Mina swallowed. “I’m afraid, David.”
“So am I, but there’ll be time to be afraid later. We need to get out of here.”
“And then what?”
“We give the public the news, and hope they don’t riot.”
~TONY CROSS~
Iraq-Syria Border
The patch of scrub desert at the Iraq-Syria border was the worst hell British Army Staff Sergeant Tony Cross had ever visited—and he’d visited many. The air was so arid that it seemed to dry you out from within, and every breath was like swallowing sand.
And there was the isolation.
Nothing bu
t sand, rubble, and rocks for a hundred miles in every direction. The nearest town was Rutba, but the people there were as frightened of British soldiers as they were of the fanatical members of the ISN—Islamic State Nationalists. They feared the West because they might be accused of being in league with terrorists, and they feared the ISN because they might be accused of being in league with the West. The ordinary people of Iraq were perpetual victims of religion and money, and neither served them well. Tony felt sorry for them in the same way he felt sorry for cows in the field—they didn’t realise how much their lives were not their own.

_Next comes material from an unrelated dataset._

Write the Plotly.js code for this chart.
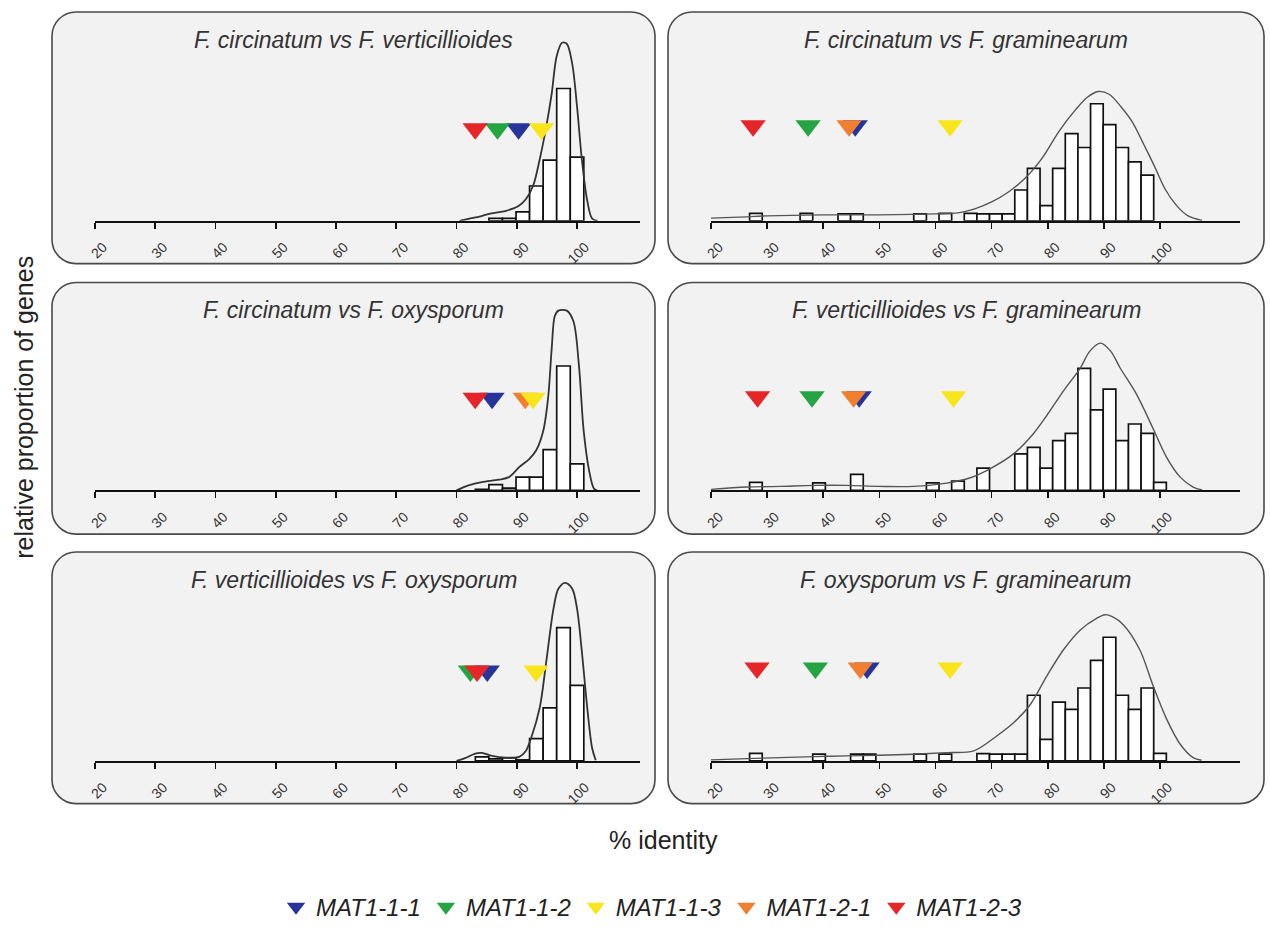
<!DOCTYPE html>
<html>
<head>
<meta charset="utf-8">
<script src="https://cdn.plot.ly/plotly-3.0.1.min.js"></script>
<style>html,body{margin:0;padding:0;background:#fff}</style>
</head>
<body>
<div id="chart" style="width:1270px;height:930px"></div>
<script>
// ---------------- DATA ----------------
const panelTitles = [
  "F. circinatum vs F. verticillioides",
  "F. circinatum vs F. graminearum",
  "F. circinatum vs F. oxysporum",
  "F. verticillioides vs F. graminearum",
  "F. verticillioides vs F. oxysporum",
  "F. oxysporum vs F. graminearum"
];
const tickValues = [20, 30, 40, 50, 60, 70, 80, 90, 100];
const tickLabels = ["20", "30", "40", "50", "60", "70", "80", "90", "100"];

const genes = ["MAT1-1-1", "MAT1-1-2", "MAT1-1-3", "MAT1-2-1", "MAT1-2-3"];
const geneColors = ["#27359a", "#25a444", "#f9e51b", "#f07f30", "#e52528"];

// histogram bins (bin centre, % identity) and relative proportion
const p1BinX = [86.5, 88.75, 91, 93.25, 95.5, 97.75, 100];
const p1BinY = [2.5, 2.5, 9, 35, 61, 133, 64];
const p2BinX = [28, 37, 43.75, 46, 57.25, 61.75, 66.25, 68.5, 70.75, 73, 75.25, 77.5, 79.75, 82, 84.25, 86.5, 88.75, 91, 93.25, 95.5, 97.75];
const p2BinY = [7.5, 7.5, 7, 7, 7, 7.5, 7.5, 7, 7, 7, 31, 52.7, 15.3, 52.7, 87.7, 73.7, 117.7, 96.7, 73.7, 59.3, 46];
const p3BinX = [84.25, 86.5, 88.75, 91, 93.25, 95.5, 97.75, 100];
const p3BinY = [1, 5.7, 2.3, 13.3, 13.3, 41, 125, 26.7];
const p4BinX = [28, 39.25, 46, 59.5, 64, 68.5, 75.25, 77.5, 79.75, 82, 84.25, 86.5, 88.75, 91, 93.25, 95.5, 97.75, 100];
const p4BinY = [8, 7.5, 16, 7.5, 9.3, 22.3, 36.7, 43.3, 22.3, 50, 57.3, 122.7, 81, 101.7, 50, 66.7, 57.3, 8];
const p5BinX = [84.25, 86.5, 88.75, 91, 93.25, 95.5, 97.75, 100];
const p5BinY = [4, 2, 3, 1, 22.3, 53.3, 134, 76];
const p6BinX = [28, 39.25, 46, 48.25, 57.25, 61.75, 68.5, 70.75, 73, 75.25, 77.5, 79.75, 82, 84.25, 86.5, 88.75, 91, 93.25, 95.5, 97.75, 100];
const p6BinY = [7.5, 6.7, 6.7, 6.7, 6.7, 6.7, 7.3, 6.7, 6.7, 6.7, 66, 21.7, 59, 51.7, 73.3, 101, 124.3, 66, 51.7, 73.3, 7.5];

// density curves
const p1CurveX = [80.5, 82, 84, 85.4, 88.2, 90.3, 91.5, 92.7, 93.8, 94.9, 95.8, 96.6, 97.5, 98.3, 99.2, 100, 100.8, 101.7, 102.5, 103.4];
const p1CurveY = [0, 2, 4.5, 7, 10, 15, 21.7, 35, 61.7, 95, 128, 165, 179, 178, 158, 115, 61.7, 20, 2.3, 0];
const p2CurveX = [20, 25, 30, 40, 50, 60, 64, 67, 70, 73, 76, 79, 82, 85, 87, 89, 91, 93, 95, 97, 99, 101, 103, 105, 107.5];
const p2CurveY = [2.7, 3.7, 5, 6, 6, 7, 8, 12, 19, 29, 43, 63, 90, 112, 124, 130, 127, 115, 100, 78, 55, 31, 15, 5, 0.5];
const p3CurveX = [80, 82, 84.2, 87, 88.7, 90.4, 92.1, 93.2, 94.4, 95.2, 95.8, 96.3, 96.9, 98.3, 99.4, 100.3, 101.1, 102, 102.8, 103.3];
const p3CurveY = [0, 5, 8.3, 10.7, 13.3, 23.3, 31.7, 40, 60, 93, 143, 175, 180.7, 180.7, 170, 126.7, 60, 20, 1.7, 0];
const p4CurveX = [20, 26.4, 32.3, 38.3, 44.2, 50.1, 56.1, 62, 66.2, 69.7, 73.9, 77.4, 79.8, 82.8, 85.8, 87.5, 89.4, 91.2, 92.9, 95.8, 98.8, 101.2, 103.6, 105.9, 107.5];
const p4CurveY = [1, 3.3, 4, 5, 5, 4, 4, 7.3, 12.7, 21.7, 36.7, 56.7, 75, 100, 123, 140, 148, 140, 123, 96.7, 61.7, 33, 13.3, 3.3, 0.5];
const p5CurveX = [80, 81.4, 83.1, 84.2, 85.9, 88.2, 90.4, 91.5, 92.4, 93.8, 94.9, 96.1, 96.9, 98, 99.2, 100, 100.8, 101.7, 102.5, 103.1];
const p5CurveY = [0, 2.7, 7.3, 8, 5, 3.3, 4, 10, 23.3, 53.3, 100, 153.3, 173, 179, 173, 153, 110, 53, 13, 0.7];
const p6CurveX = [20, 26.4, 32.3, 38.3, 44.2, 50.1, 56.1, 62, 66.8, 70.9, 73.9, 76.9, 79.8, 82.8, 85.8, 88.7, 90.2, 91.5, 93.5, 96.4, 98.8, 101.2, 103.6, 105.9, 107.4];
const p6CurveY = [1, 2.3, 3.3, 4.3, 5, 5.7, 6.7, 8.3, 10, 25, 38.3, 56.7, 85, 111.7, 131.7, 143.3, 147, 145, 136.7, 111.7, 75, 41.7, 16.7, 3.3, 0.7];

// gene positions (% identity), order = genes; null = not shown
const p1GeneX = [90.3, 86.8, 94.1, null, 83.1];
const p2GeneX = [45.7, 37.3, 62.6, 44.6, 27.5];
const p3GeneX = [85.9, null, 92.7, 91.4, 83.1];
const p4GeneX = [46.4, 38.0, 63.2, 45.4, 28.3];
const p5GeneX = [85.1, 82.3, 93.2, null, 83.4];
const p6GeneX = [47.8, 38.6, 62.6, 46.6, 28.2];
// marker level (relative proportion scale) per panel
const geneLevel = [92.5, 95.5, 92.5, 94, 90.5, 93.5];

// ---------------- BUILD ----------------
const W = 1270, H = 930;
const FONT = "Liberation Sans, Arial, sans-serif";
const panels = [
  {bx: p1BinX, by: p1BinY, cx: p1CurveX, cy: p1CurveY, gx: p1GeneX},
  {bx: p2BinX, by: p2BinY, cx: p2CurveX, cy: p2CurveY, gx: p2GeneX},
  {bx: p3BinX, by: p3BinY, cx: p3CurveX, cy: p3CurveY, gx: p3GeneX},
  {bx: p4BinX, by: p4BinY, cx: p4CurveX, cy: p4CurveY, gx: p4GeneX},
  {bx: p5BinX, by: p5BinY, cx: p5CurveX, cy: p5CurveY, gx: p5GeneX},
  {bx: p6BinX, by: p6BinY, cx: p6CurveX, cy: p6CurveY, gx: p6GeneX}
];
// drawing order bottom->top: blue, orange, yellow, green, red
const drawOrder = [0, 3, 2, 1, 4];

const colPx = [{x0: 95, x1: 640, r: 110.45}, {x0: 711, x1: 1240, r: 114.25}];
const rowAxisPx = [222, 493, 765];
const plotH = 190;
const boxCols = [[52, 655], [668, 1264]];
const boxRows = [[12, 265], [284, 537], [555, 808]];

const traces = [];
const layout = {
  width: W, height: H,
  margin: {l: 0, r: 0, t: 0, b: 0},
  paper_bgcolor: "#ffffff",
  plot_bgcolor: "rgba(0,0,0,0)",
  showlegend: true,
  barmode: "overlay",
  legend: {
    orientation: "h", x: 0.513, xanchor: "center", y: 1 - 912 / H, yanchor: "middle",
    font: {family: FONT, size: 24, style: "italic", color: "#222"},
    bgcolor: "rgba(0,0,0,0)", traceorder: "normal", itemwidth: 30
  },
  shapes: [],
  annotations: []
};

function fx(v) { return (v / W).toFixed(5); }
function fy(v) { return (1 - v / H).toFixed(5); }
function roundRect(x0, y0, x1, y1, r) {
  const k = 0.45 * r;
  return "M" + fx(x0 + r) + "," + fy(y0) +
    " L" + fx(x1 - r) + "," + fy(y0) +
    " C" + fx(x1 - k) + "," + fy(y0) + " " + fx(x1) + "," + fy(y0 + k) + " " + fx(x1) + "," + fy(y0 + r) +
    " L" + fx(x1) + "," + fy(y1 - r) +
    " C" + fx(x1) + "," + fy(y1 - k) + " " + fx(x1 - k) + "," + fy(y1) + " " + fx(x1 - r) + "," + fy(y1) +
    " L" + fx(x0 + r) + "," + fy(y1) +
    " C" + fx(x0 + k) + "," + fy(y1) + " " + fx(x0) + "," + fy(y1 - k) + " " + fx(x0) + "," + fy(y1 - r) +
    " L" + fx(x0) + "," + fy(y0 + r) +
    " C" + fx(x0) + "," + fy(y0 + k) + " " + fx(x0 + k) + "," + fy(y0) + " " + fx(x0 + r) + "," + fy(y0) + " Z";
}

panels.forEach(function (p, i) {
  const col = i % 2, row = Math.floor(i / 2);
  const n = i + 1;
  const xa = "x" + (n === 1 ? "" : n), ya = "y" + (n === 1 ? "" : n);
  const xkey = "xaxis" + (n === 1 ? "" : n), ykey = "yaxis" + (n === 1 ? "" : n);
  const c = colPx[col];
  const axisY = rowAxisPx[row];

  // panel box
  const bc = boxCols[col], br = boxRows[row];
  layout.shapes.push({
    type: "path", xref: "paper", yref: "paper", layer: "below",
    path: roundRect(bc[0], br[0], bc[1], br[1], 24),
    fillcolor: "#f2f2f2", line: {color: "#4a4a4a", width: 1.6}
  });
  // title
  layout.annotations.push({
    xref: "paper", yref: "paper", x: ((bc[0] + bc[1]) / 2) / W, y: 1 - (br[0] + 28) / H,
    xanchor: "center", yanchor: "middle", showarrow: false,
    text: panelTitles[i],
    font: {family: FONT, size: 23, style: "italic", color: "#333"}
  });

  layout[xkey] = {
    domain: [c.x0 / W, c.x1 / W], range: [20, c.r], anchor: ya,
    showline: true, linecolor: "#111", linewidth: 1.8, mirror: false,
    ticks: "outside", ticklen: 6, tickwidth: 1.6, tickcolor: "#111",
    tickmode: "array", tickvals: tickValues, ticktext: tickLabels, tickangle: -45,
    tickfont: {family: FONT, size: 14, color: "#333"},
    ticklabelshift: 8, ticklabelstandoff: 5,
    showgrid: false, zeroline: false, fixedrange: true
  };
  layout[ykey] = {
    domain: [1 - axisY / H, 1 - (axisY - plotH) / H], range: [0, plotH], anchor: xa,
    visible: false, showgrid: false, zeroline: false, fixedrange: true
  };

  traces.push({
    type: "bar", x: p.bx, y: p.by, width: 2.25, xaxis: xa, yaxis: ya,
    marker: {color: "#ffffff", line: {color: "#111", width: 1.7}},
    showlegend: false, hoverinfo: "skip"
  });
  traces.push({
    type: "scatter", mode: "lines", x: p.cx, y: p.cy, xaxis: xa, yaxis: ya,
    line: {color: col === 0 ? "#333" : "#555", width: col === 0 ? 1.8 : 1.4, shape: "spline", smoothing: 0.9},
    showlegend: false, hoverinfo: "skip"
  });
  drawOrder.forEach(function (g) {
    if (p.gx[g] === null) return;
    traces.push({
      type: "scatter", mode: "markers", x: [p.gx[g]], y: [geneLevel[i]], xaxis: xa, yaxis: ya,
      name: genes[g], legendgroup: genes[g], legendrank: g + 1,
      showlegend: i === 1,
      marker: {symbol: "triangle-down", size: 22, color: geneColors[g], line: {width: 0}},
      hoverinfo: "skip"
    });
  });
});

// axis titles
layout.annotations.push({
  xref: "paper", yref: "paper", x: 24 / W, y: 1 - 410 / H, xanchor: "center", yanchor: "middle",
  showarrow: false, textangle: -90, text: "relative proportion of genes",
  font: {family: FONT, size: 25, color: "#222"}
});
layout.annotations.push({
  xref: "paper", yref: "paper", x: 663 / W, y: 1 - 845 / H, xanchor: "center", yanchor: "middle",
  showarrow: false, text: "% identity",
  font: {family: FONT, size: 25, color: "#222"}
});

Plotly.newPlot("chart", traces, layout, {displayModeBar: false, staticPlot: true});
</script>
</body>
</html>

Lieutenant Ellis stood with his hands on his hips and stated the obvious, “Looks like this fence has been tampered with.”
The gap in the border fence was twenty metres wide, and either end of it had been rolled aside so neatly that they resembled a pair of decorative pillars. Sabotage—but from which side?
“What are you thinking, Staff Sergeant?” Lieutenant Ellis asked Tony, no doubt noticing his dubious expression.
“How far away is the border crossing? Two miles? Three? The only way the Iraqi Guard didn’t notice a giant hole in their fence is because they’re either useless, or they’re letting the ISN stroll right on through.”
Ellis stiffened. “We can make no such assumptions. The Iraq national forces were trained by our soldiers. They know what is at stake.”
“Do they? To me their choice is pretty simple. Side with a group of men with the same religion and colour skin as them, or with a bunch of rich, white westerners with avarice behind their smiles.”